Start Records for the exercise

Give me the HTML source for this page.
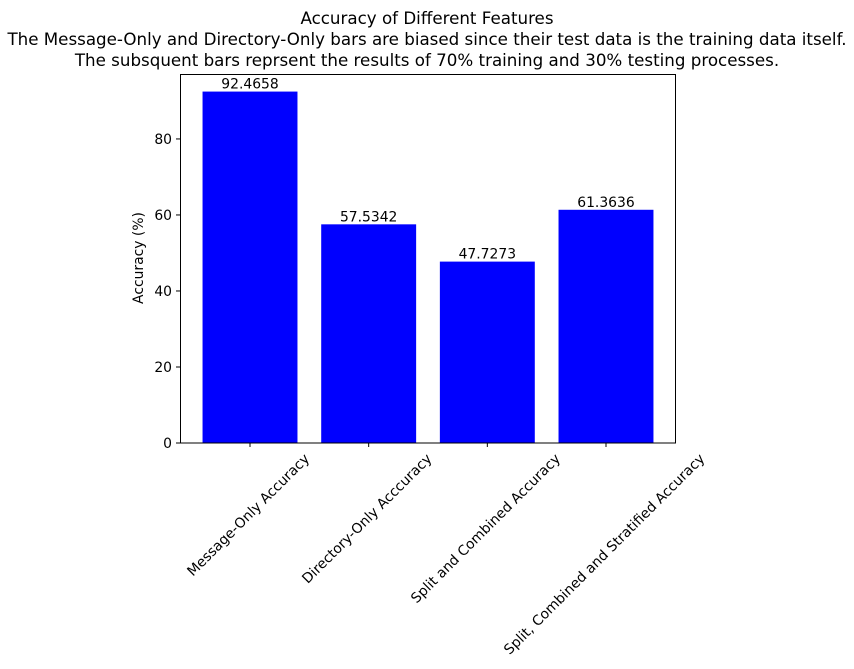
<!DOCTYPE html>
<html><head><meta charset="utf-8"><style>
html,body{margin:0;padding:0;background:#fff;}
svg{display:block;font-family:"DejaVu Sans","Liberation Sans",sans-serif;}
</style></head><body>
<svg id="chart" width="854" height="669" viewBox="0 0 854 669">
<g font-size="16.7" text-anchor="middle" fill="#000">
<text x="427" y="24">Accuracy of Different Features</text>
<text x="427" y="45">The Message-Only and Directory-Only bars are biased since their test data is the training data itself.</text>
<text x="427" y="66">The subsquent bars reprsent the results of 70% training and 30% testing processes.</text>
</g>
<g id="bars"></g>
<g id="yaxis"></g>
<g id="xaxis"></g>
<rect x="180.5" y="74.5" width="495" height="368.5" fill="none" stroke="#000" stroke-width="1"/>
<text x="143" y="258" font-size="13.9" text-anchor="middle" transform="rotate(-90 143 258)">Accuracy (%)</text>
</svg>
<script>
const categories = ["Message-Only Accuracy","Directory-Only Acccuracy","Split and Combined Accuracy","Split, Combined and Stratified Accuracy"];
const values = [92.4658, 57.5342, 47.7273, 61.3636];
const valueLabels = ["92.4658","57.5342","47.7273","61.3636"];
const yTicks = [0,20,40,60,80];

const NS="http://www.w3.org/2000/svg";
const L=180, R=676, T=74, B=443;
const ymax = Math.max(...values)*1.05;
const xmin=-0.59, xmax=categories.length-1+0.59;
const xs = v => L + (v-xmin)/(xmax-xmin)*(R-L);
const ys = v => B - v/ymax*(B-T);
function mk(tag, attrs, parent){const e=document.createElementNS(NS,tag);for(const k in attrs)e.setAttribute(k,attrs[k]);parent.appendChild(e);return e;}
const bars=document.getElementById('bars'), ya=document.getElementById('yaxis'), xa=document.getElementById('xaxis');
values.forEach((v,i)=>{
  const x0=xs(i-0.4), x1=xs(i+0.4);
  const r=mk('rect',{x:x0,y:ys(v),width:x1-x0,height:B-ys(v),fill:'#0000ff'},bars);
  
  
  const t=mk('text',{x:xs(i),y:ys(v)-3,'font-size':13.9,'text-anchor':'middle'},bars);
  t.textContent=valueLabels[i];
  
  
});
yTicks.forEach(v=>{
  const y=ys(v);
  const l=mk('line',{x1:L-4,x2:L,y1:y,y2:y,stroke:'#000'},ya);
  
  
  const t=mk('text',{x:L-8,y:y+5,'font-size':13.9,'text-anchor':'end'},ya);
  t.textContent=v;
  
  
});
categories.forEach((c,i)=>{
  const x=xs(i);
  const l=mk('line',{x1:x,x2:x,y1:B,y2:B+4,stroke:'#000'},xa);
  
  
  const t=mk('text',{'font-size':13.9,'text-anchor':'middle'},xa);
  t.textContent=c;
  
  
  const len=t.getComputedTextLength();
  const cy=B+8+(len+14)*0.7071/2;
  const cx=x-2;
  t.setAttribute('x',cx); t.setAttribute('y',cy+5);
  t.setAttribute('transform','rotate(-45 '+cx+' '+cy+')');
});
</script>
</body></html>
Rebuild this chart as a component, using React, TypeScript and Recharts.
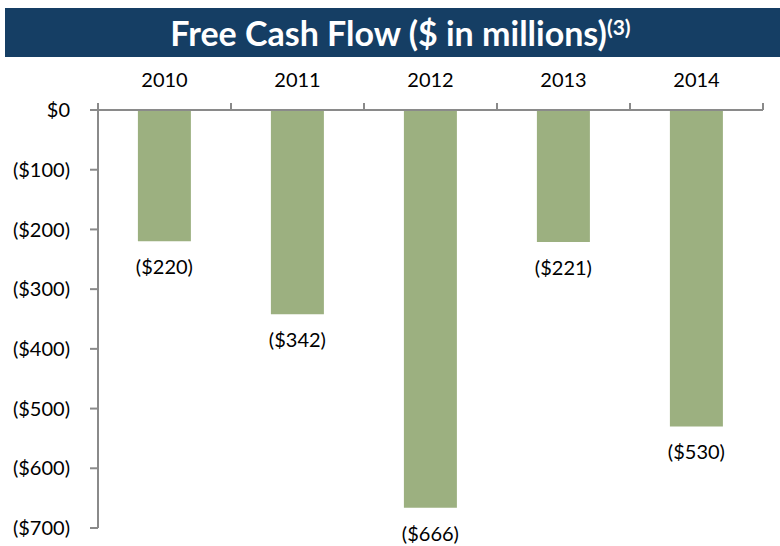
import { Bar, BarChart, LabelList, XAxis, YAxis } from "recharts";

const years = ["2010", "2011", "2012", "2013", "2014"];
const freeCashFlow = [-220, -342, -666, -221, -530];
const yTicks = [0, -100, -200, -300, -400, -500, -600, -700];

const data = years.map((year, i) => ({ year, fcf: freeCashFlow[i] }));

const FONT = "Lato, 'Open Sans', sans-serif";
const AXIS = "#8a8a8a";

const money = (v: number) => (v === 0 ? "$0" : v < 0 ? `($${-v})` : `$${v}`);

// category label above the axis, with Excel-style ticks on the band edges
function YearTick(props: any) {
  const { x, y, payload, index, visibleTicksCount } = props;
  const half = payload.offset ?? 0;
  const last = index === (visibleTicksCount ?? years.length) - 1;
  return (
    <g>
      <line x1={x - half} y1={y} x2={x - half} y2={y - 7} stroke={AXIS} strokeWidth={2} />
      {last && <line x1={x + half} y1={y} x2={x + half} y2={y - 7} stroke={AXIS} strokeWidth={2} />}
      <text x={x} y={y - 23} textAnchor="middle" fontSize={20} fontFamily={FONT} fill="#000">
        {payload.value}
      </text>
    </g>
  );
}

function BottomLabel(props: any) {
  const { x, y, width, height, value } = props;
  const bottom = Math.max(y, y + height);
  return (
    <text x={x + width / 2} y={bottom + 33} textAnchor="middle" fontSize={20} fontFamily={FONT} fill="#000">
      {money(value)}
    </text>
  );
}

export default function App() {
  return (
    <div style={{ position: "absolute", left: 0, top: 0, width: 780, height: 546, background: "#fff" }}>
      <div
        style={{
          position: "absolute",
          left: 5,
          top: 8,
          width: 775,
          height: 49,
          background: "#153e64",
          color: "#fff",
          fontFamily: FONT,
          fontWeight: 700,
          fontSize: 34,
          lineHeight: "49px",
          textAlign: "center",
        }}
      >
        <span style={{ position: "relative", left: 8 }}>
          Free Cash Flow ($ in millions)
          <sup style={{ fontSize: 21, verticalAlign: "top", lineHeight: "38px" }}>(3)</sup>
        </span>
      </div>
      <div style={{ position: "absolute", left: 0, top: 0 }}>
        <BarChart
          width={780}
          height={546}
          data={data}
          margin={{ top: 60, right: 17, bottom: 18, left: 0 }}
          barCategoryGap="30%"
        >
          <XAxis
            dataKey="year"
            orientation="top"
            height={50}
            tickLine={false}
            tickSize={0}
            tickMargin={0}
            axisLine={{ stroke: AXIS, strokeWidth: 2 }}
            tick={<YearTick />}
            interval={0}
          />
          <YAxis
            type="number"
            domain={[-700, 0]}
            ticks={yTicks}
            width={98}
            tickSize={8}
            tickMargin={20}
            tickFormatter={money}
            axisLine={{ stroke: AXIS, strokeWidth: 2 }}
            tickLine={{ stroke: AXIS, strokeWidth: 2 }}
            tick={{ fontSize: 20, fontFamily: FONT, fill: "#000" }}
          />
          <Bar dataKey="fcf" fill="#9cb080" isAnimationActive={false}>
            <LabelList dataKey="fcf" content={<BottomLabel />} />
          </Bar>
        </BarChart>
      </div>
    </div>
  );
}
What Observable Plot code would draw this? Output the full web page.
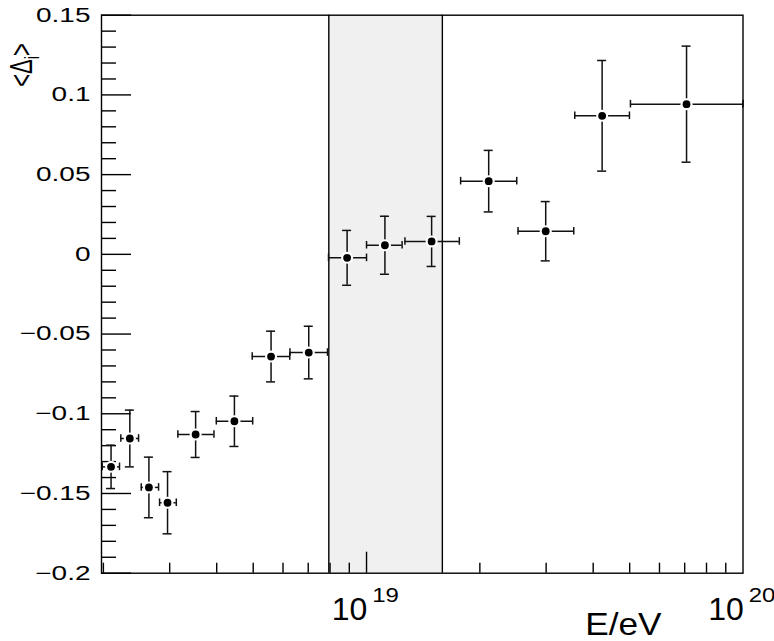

End Records for the exercise

- [Set task] Your task is to copy the entries in full and exactly, without any images.

- [Response to this exercise]
Give me the HTML source for this page.
<!DOCTYPE html>
<html><head><meta charset="utf-8"><style>
html,body{margin:0;padding:0;background:#fff;}
svg{display:block;font-family:"DejaVu Sans","Liberation Sans",sans-serif;}
</style></head><body>
<svg id="chart" width="854" height="669" viewBox="0 0 854 669">
<g font-size="16.7" text-anchor="middle" fill="#000">
<text x="427" y="24">Accuracy of Different Features</text>
<text x="427" y="45">The Message-Only and Directory-Only bars are biased since their test data is the training data itself.</text>
<text x="427" y="66">The subsquent bars reprsent the results of 70% training and 30% testing processes.</text>
</g>
<g id="bars"></g>
<g id="yaxis"></g>
<g id="xaxis"></g>
<rect x="180.5" y="74.5" width="495" height="368.5" fill="none" stroke="#000" stroke-width="1"/>
<text x="143" y="258" font-size="13.9" text-anchor="middle" transform="rotate(-90 143 258)">Accuracy (%)</text>
</svg>
<script>
const categories = ["Message-Only Accuracy","Directory-Only Acccuracy","Split and Combined Accuracy","Split, Combined and Stratified Accuracy"];
const values = [92.4658, 57.5342, 47.7273, 61.3636];
const valueLabels = ["92.4658","57.5342","47.7273","61.3636"];
const yTicks = [0,20,40,60,80];

const NS="http://www.w3.org/2000/svg";
const L=180, R=676, T=74, B=443;
const ymax = Math.max(...values)*1.05;
const xmin=-0.59, xmax=categories.length-1+0.59;
const xs = v => L + (v-xmin)/(xmax-xmin)*(R-L);
const ys = v => B - v/ymax*(B-T);
function mk(tag, attrs, parent){const e=document.createElementNS(NS,tag);for(const k in attrs)e.setAttribute(k,attrs[k]);parent.appendChild(e);return e;}
const bars=document.getElementById('bars'), ya=document.getElementById('yaxis'), xa=document.getElementById('xaxis');
values.forEach((v,i)=>{
  const x0=xs(i-0.4), x1=xs(i+0.4);
  const r=mk('rect',{x:x0,y:ys(v),width:x1-x0,height:B-ys(v),fill:'#0000ff'},bars);
  
  
  const t=mk('text',{x:xs(i),y:ys(v)-3,'font-size':13.9,'text-anchor':'middle'},bars);
  t.textContent=valueLabels[i];
  
  
});
yTicks.forEach(v=>{
  const y=ys(v);
  const l=mk('line',{x1:L-4,x2:L,y1:y,y2:y,stroke:'#000'},ya);
  
  
  const t=mk('text',{x:L-8,y:y+5,'font-size':13.9,'text-anchor':'end'},ya);
  t.textContent=v;
  
  
});
categories.forEach((c,i)=>{
  const x=xs(i);
  const l=mk('line',{x1:x,x2:x,y1:B,y2:B+4,stroke:'#000'},xa);
  
  
  const t=mk('text',{'font-size':13.9,'text-anchor':'middle'},xa);
  t.textContent=c;
  
  
  const len=t.getComputedTextLength();
  const cy=B+8+(len+14)*0.7071/2;
  const cx=x-2;
  t.setAttribute('x',cx); t.setAttribute('y',cy+5);
  t.setAttribute('transform','rotate(-45 '+cx+' '+cy+')');
});
</script>
</body></html>
Rebuild this chart as a component, using React, TypeScript and Recharts.
import { Bar, BarChart, LabelList, XAxis, YAxis } from "recharts";

const years = ["2010", "2011", "2012", "2013", "2014"];
const freeCashFlow = [-220, -342, -666, -221, -530];
const yTicks = [0, -100, -200, -300, -400, -500, -600, -700];

const data = years.map((year, i) => ({ year, fcf: freeCashFlow[i] }));

const FONT = "Lato, 'Open Sans', sans-serif";
const AXIS = "#8a8a8a";

const money = (v: number) => (v === 0 ? "$0" : v < 0 ? `($${-v})` : `$${v}`);

// category label above the axis, with Excel-style ticks on the band edges
function YearTick(props: any) {
  const { x, y, payload, index, visibleTicksCount } = props;
  const half = payload.offset ?? 0;
  const last = index === (visibleTicksCount ?? years.length) - 1;
  return (
    <g>
      <line x1={x - half} y1={y} x2={x - half} y2={y - 7} stroke={AXIS} strokeWidth={2} />
      {last && <line x1={x + half} y1={y} x2={x + half} y2={y - 7} stroke={AXIS} strokeWidth={2} />}
      <text x={x} y={y - 23} textAnchor="middle" fontSize={20} fontFamily={FONT} fill="#000">
        {payload.value}
      </text>
    </g>
  );
}

function BottomLabel(props: any) {
  const { x, y, width, height, value } = props;
  const bottom = Math.max(y, y + height);
  return (
    <text x={x + width / 2} y={bottom + 33} textAnchor="middle" fontSize={20} fontFamily={FONT} fill="#000">
      {money(value)}
    </text>
  );
}

export default function App() {
  return (
    <div style={{ position: "absolute", left: 0, top: 0, width: 780, height: 546, background: "#fff" }}>
      <div
        style={{
          position: "absolute",
          left: 5,
          top: 8,
          width: 775,
          height: 49,
          background: "#153e64",
          color: "#fff",
          fontFamily: FONT,
          fontWeight: 700,
          fontSize: 34,
          lineHeight: "49px",
          textAlign: "center",
        }}
      >
        <span style={{ position: "relative", left: 8 }}>
          Free Cash Flow ($ in millions)
          <sup style={{ fontSize: 21, verticalAlign: "top", lineHeight: "38px" }}>(3)</sup>
        </span>
      </div>
      <div style={{ position: "absolute", left: 0, top: 0 }}>
        <BarChart
          width={780}
          height={546}
          data={data}
          margin={{ top: 60, right: 17, bottom: 18, left: 0 }}
          barCategoryGap="30%"
        >
          <XAxis
            dataKey="year"
            orientation="top"
            height={50}
            tickLine={false}
            tickSize={0}
            tickMargin={0}
            axisLine={{ stroke: AXIS, strokeWidth: 2 }}
            tick={<YearTick />}
            interval={0}
          />
          <YAxis
            type="number"
            domain={[-700, 0]}
            ticks={yTicks}
            width={98}
            tickSize={8}
            tickMargin={20}
            tickFormatter={money}
            axisLine={{ stroke: AXIS, strokeWidth: 2 }}
            tickLine={{ stroke: AXIS, strokeWidth: 2 }}
            tick={{ fontSize: 20, fontFamily: FONT, fill: "#000" }}
          />
          <Bar dataKey="fcf" fill="#9cb080" isAnimationActive={false}>
            <LabelList dataKey="fcf" content={<BottomLabel />} />
          </Bar>
        </BarChart>
      </div>
    </div>
  );
}
What Observable Plot code would draw this? Output the full web page.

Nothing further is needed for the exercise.